— Begin —

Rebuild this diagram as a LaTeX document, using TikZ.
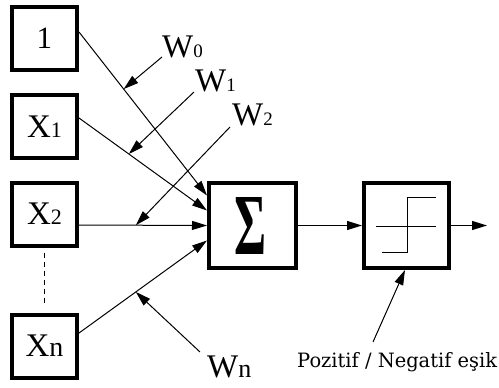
\documentclass[tikz,border=0pt]{standalone}
\usepackage{fontspec}
\setmainfont{Liberation Serif}
\newfontfamily\thfont{DejaVu Serif}
\usetikzlibrary{arrows.meta}
\newcommand{\bigf}{\fontsize{33}{33}\selectfont}
\newcommand{\subf}{\fontsize{22}{22}\selectfont}
\newcommand{\wsubf}{\fontsize{19}{19}\selectfont}
\begin{document}
\begin{tikzpicture}[x=1pt,y=-1pt,
  inbox/.style={draw,line width=4pt,minimum width=65pt,minimum height=63pt,inner sep=0pt},
  blk/.style={draw,line width=4pt,minimum width=87pt,minimum height=85pt,inner sep=0pt},
  conn/.style={line width=1pt,-{Triangle[length=15pt,width=9pt]}},
  thin/.style={line width=1pt},
  lbl/.style={inner sep=0pt,anchor=base west}]
\useasboundingbox (0,0) rectangle (499,388);
% input boxes
\node[inbox] (b1) at (44.5,38.5) {\fontsize{31}{31}\selectfont 1};
\node[inbox] (x1) at (44.5,126.5) {\bigf X\subf 1};
\node[inbox] (x2) at (44.5,214) {\bigf X\subf 2};
\node[inbox] (xn) at (44.5,346) {\bigf X\fontsize{28}{28}\selectfont n};
% blocks
\node[blk] (s) at (252.5,225.5) {};
\node[inner sep=0pt] (sig) at (251,225.5) {\resizebox{32pt}{57pt}{\bfseries Σ}};
\node[blk,minimum width=85pt] (st) at (406.5,225.5) {};
% dashed
\draw[thin,dash pattern=on 5pt off 4pt] ([yshift=-5pt]x2.south) -- ([yshift=7pt]xn.north);
% inputs
\draw[conn] ([yshift=6.5pt]b1.east) -- ([yshift=30pt]s.west) coordinate[pos=0.349] (p0);
\draw[conn] ([yshift=8.5pt]x1.east) -- ([yshift=15pt]s.west) coordinate[pos=0.389] (p1);
\draw[conn] ([yshift=-11pt]x2.east) -- (s.west) coordinate[pos=0.444] (p2);
\draw[conn] ([yshift=13pt]xn.east) -- ([yshift=-15pt]s.west) coordinate[pos=0.444] (pn);
% weight labels
\node[lbl] (w0) at (162,57) {\bigf W\wsubf 0};
\node[lbl] (w1) at (195,92) {\bigf W\wsubf 1};
\node[lbl] (w2) at (232,125) {\bigf W\wsubf 2};
\node[lbl] (wn) at (207,377) {\bigf W\fontsize{26}{26}\selectfont n};
\coordinate (c0) at (162,57);
\coordinate (c1) at (194,92);
\coordinate (c2) at (230,127);
\coordinate (cn) at (200,352);
\draw[conn] (c0) -- (p0);
\draw[conn] (c1) -- (p1);
\draw[conn] (c2) -- (p2);
\draw[conn] (cn) -- (pn);
% sigma to step, output
\draw[conn] (s.east) -- (st.west);
\coordinate (out) at (487,225.5);
\draw[conn] (st.east) -- (out);
% step function
\draw[thin] (376,226) -- (436,226);
\draw[thin] (382,252) -- (407,252) -- (407,197) -- (436,197);
% threshold
\node[lbl] (th) at (297,367) {\resizebox{200pt}{15pt}{\thfont\fontsize{18}{18}\selectfont Pozitif / Negatif eşik}};
\coordinate (ct) at (373,342);
\draw[conn] (ct) -- ([xshift=-1.5pt]st.south);
\end{tikzpicture}
\end{document}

— End —

* **TASK REQUIREMENTS**: All of the data needs repeating exactly, but the pictures do not.

* **TASK RESULT**:
Rebuild this diagram as a LaTeX document, using TikZ.
\documentclass[tikz,border=0pt]{standalone}
\usepackage{fontspec}
\setmainfont{Liberation Serif}
\newfontfamily\thfont{DejaVu Serif}
\usetikzlibrary{arrows.meta}
\newcommand{\bigf}{\fontsize{33}{33}\selectfont}
\newcommand{\subf}{\fontsize{22}{22}\selectfont}
\newcommand{\wsubf}{\fontsize{19}{19}\selectfont}
\begin{document}
\begin{tikzpicture}[x=1pt,y=-1pt,
  inbox/.style={draw,line width=4pt,minimum width=65pt,minimum height=63pt,inner sep=0pt},
  blk/.style={draw,line width=4pt,minimum width=87pt,minimum height=85pt,inner sep=0pt},
  conn/.style={line width=1pt,-{Triangle[length=15pt,width=9pt]}},
  thin/.style={line width=1pt},
  lbl/.style={inner sep=0pt,anchor=base west}]
\useasboundingbox (0,0) rectangle (499,388);
% input boxes
\node[inbox] (b1) at (44.5,38.5) {\fontsize{31}{31}\selectfont 1};
\node[inbox] (x1) at (44.5,126.5) {\bigf X\subf 1};
\node[inbox] (x2) at (44.5,214) {\bigf X\subf 2};
\node[inbox] (xn) at (44.5,346) {\bigf X\fontsize{28}{28}\selectfont n};
% blocks
\node[blk] (s) at (252.5,225.5) {};
\node[inner sep=0pt] (sig) at (251,225.5) {\resizebox{32pt}{57pt}{\bfseries Σ}};
\node[blk,minimum width=85pt] (st) at (406.5,225.5) {};
% dashed
\draw[thin,dash pattern=on 5pt off 4pt] ([yshift=-5pt]x2.south) -- ([yshift=7pt]xn.north);
% inputs
\draw[conn] ([yshift=6.5pt]b1.east) -- ([yshift=30pt]s.west) coordinate[pos=0.349] (p0);
\draw[conn] ([yshift=8.5pt]x1.east) -- ([yshift=15pt]s.west) coordinate[pos=0.389] (p1);
\draw[conn] ([yshift=-11pt]x2.east) -- (s.west) coordinate[pos=0.444] (p2);
\draw[conn] ([yshift=13pt]xn.east) -- ([yshift=-15pt]s.west) coordinate[pos=0.444] (pn);
% weight labels
\node[lbl] (w0) at (162,57) {\bigf W\wsubf 0};
\node[lbl] (w1) at (195,92) {\bigf W\wsubf 1};
\node[lbl] (w2) at (232,125) {\bigf W\wsubf 2};
\node[lbl] (wn) at (207,377) {\bigf W\fontsize{26}{26}\selectfont n};
\coordinate (c0) at (162,57);
\coordinate (c1) at (194,92);
\coordinate (c2) at (230,127);
\coordinate (cn) at (200,352);
\draw[conn] (c0) -- (p0);
\draw[conn] (c1) -- (p1);
\draw[conn] (c2) -- (p2);
\draw[conn] (cn) -- (pn);
% sigma to step, output
\draw[conn] (s.east) -- (st.west);
\coordinate (out) at (487,225.5);
\draw[conn] (st.east) -- (out);
% step function
\draw[thin] (376,226) -- (436,226);
\draw[thin] (382,252) -- (407,252) -- (407,197) -- (436,197);
% threshold
\node[lbl] (th) at (297,367) {\resizebox{200pt}{15pt}{\thfont\fontsize{18}{18}\selectfont Pozitif / Negatif eşik}};
\coordinate (ct) at (373,342);
\draw[conn] (ct) -- ([xshift=-1.5pt]st.south);
\end{tikzpicture}
\end{document}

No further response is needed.